Outras chaves importantes do pensamento artístico de Amaral ressoam nas obras dos artistas convidados. A icônica série de pinturas “Campo de Batalha”, com bananas perfuradas e amarradas, cuja fatura é especialmente virtuosa e altamente alegórica em seu comentário político, é reduzida a uma sintaxe mínima por Deyson Gilbert. Em “Plano para tortura (para A.H.A.)”, Gilbert busca demonstrar o lado racional e calculista que envolve o aparelho de violência por parte do Estado. Em outra via, Antonio Obá, também com uma pintura, se volta à força simbólica de imagens e ditos populares. Em “Orabolas”, uma cobra que come o próprio rabo tem a cabeça cortada por uma lâmina afiada – o próprio autoritarismo em xeque, em sua sina que recai em contradições e repetições.

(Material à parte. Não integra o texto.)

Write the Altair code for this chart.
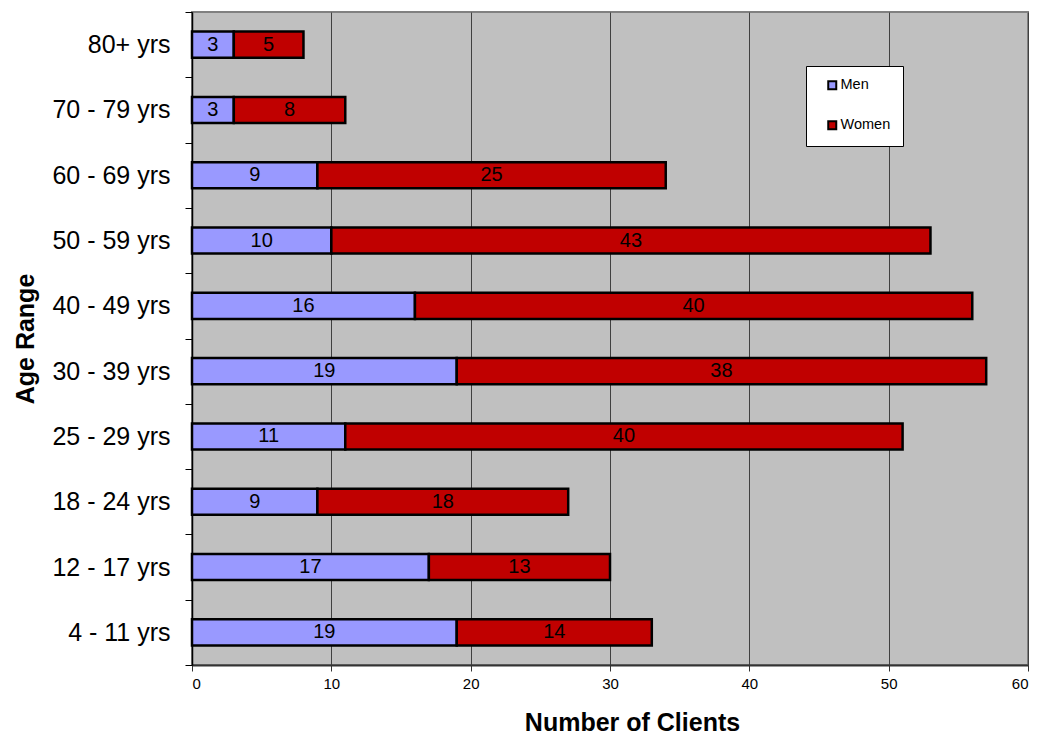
import altair as alt
import pandas as pd

ages = ["80+ yrs", "70 - 79 yrs", "60 - 69 yrs", "50 - 59 yrs", "40 - 49 yrs",
        "30 - 39 yrs", "25 - 29 yrs", "18 - 24 yrs", "12 - 17 yrs", "4 - 11 yrs"]
men = [3, 3, 9, 10, 16, 19, 11, 9, 17, 19]
women = [5, 8, 25, 43, 40, 38, 40, 18, 13, 14]
series = ["Men", "Women"]
colors = ["#9999FF", "#C00000"]
x_ticks = [0, 10, 20, 30, 40, 50, 60]

rows = []
for a, m, w in zip(ages, men, women):
    rows.append({"age": a, "sex": "Men", "n": m, "ord": 0})
    rows.append({"age": a, "sex": "Women", "n": w, "ord": 1})
df = pd.DataFrame(rows)

FONT = "Liberation Sans"

base = alt.Chart(df).transform_stack(
    stack="n", groupby=["age"], as_=["x0", "x1"],
    sort=[alt.SortField("ord", order="ascending")]
).transform_calculate(mid="(datum.x0 + datum.x1) / 2")

yscale = alt.Scale(domain=ages, paddingInner=0, paddingOuter=0)

bars = base.mark_bar(stroke="black", strokeWidth=2.5, height={"band": 0.4}).encode(
    x=alt.X("x0:Q", scale=alt.Scale(domain=[0, 60], nice=False),
            axis=alt.Axis(title="Number of Clients", values=x_ticks, tickSize=6,
                          tickColor="#333333", domainColor="#333333", domainWidth=2,
                          labelFontSize=15, labelFont=FONT, labelPadding=5,
                          labelColor="black", grid=True, gridColor="#404040",
                          gridWidth=1, titleFontSize=25, titleFont=FONT,
                          titleFontWeight="bold", titleColor="black",
                          titlePadding=19, titleX=440)),
    x2="x1:Q",
    y=alt.Y("age:N", sort=ages, scale=yscale,
            axis=alt.Axis(title="Age Range", tickBand="extent", tickSize=7,
                          tickColor="black", domainColor="black", domainWidth=1.5,
                          labelFontSize=25, labelFont=FONT, labelColor="black",
                          labelPadding=15, grid=False, titleFontSize=25,
                          titleFont=FONT, titleFontWeight="bold",
                          titleColor="black", titlePadding=13)),
    color=alt.Color("sex:N", scale=alt.Scale(domain=series, range=colors),
                    legend=alt.Legend(title=None, orient="none", legendX=614,
                                      legendY=54, fillColor="white",
                                      strokeColor="black", padding=12,
                                      symbolType="square", symbolSize=64,
                                      symbolStrokeColor="black",
                                      symbolStrokeWidth=2, symbolOffset=7,
                                      labelOffset=1,
                                      labelExpr="datum.label + '\u00a0\u00a0\u00a0\u00a0\u00a0\u00a0'",
                                      labelFontSize=14.5, labelFont=FONT,
                                      labelColor="black", rowPadding=23)),
)

text = base.mark_text(fontSize=20, font=FONT, color="black").encode(
    x=alt.X("mid:Q"),
    y=alt.Y("age:N", sort=ages, scale=yscale),
    text="n:Q",
)

chart = (bars + text).properties(
    width=836, height=653,
    autosize=alt.AutoSizeParams(type="none"),
    padding={"left": 192, "top": 12, "right": 10, "bottom": 70},
    background="white",
).configure_view(fill="#C0C0C0", stroke="#808080", strokeWidth=2)

chart.save("out.html", embed_options={"renderer": "svg", "actions": False})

Como escreve Miyada, nas obras de Amaral todos falam, ninguém escuta. As alegorias e os simbolismos de suas obras – bocas tagarelas, cabeças enclausuradas, mãos e microfones que apontam, formas orgânicas um tanto bestiais e mágicas – refletem um enlace entre a tormenta coletiva e sua subjetividade individual. Daí a contundência de sua obra hoje: muito além dos paralelos entre contextos políticos dos anos 1960 e de hoje, das denúncias das opressões e do sufocamento da atividade artística, em Amaral encontramos o mesmo estado paranoico na cacofonia de discursos que não se encadeiam e nos isolam. Nos identificamos com a mesma vertigem de vozes e imperativos, de lá e de cá, expressa no universo de Amaral, em que apenas o otimismo ou a boa-vontade não serão suficientes para superar a repetição de alguns dos nossos desencontros estruturais.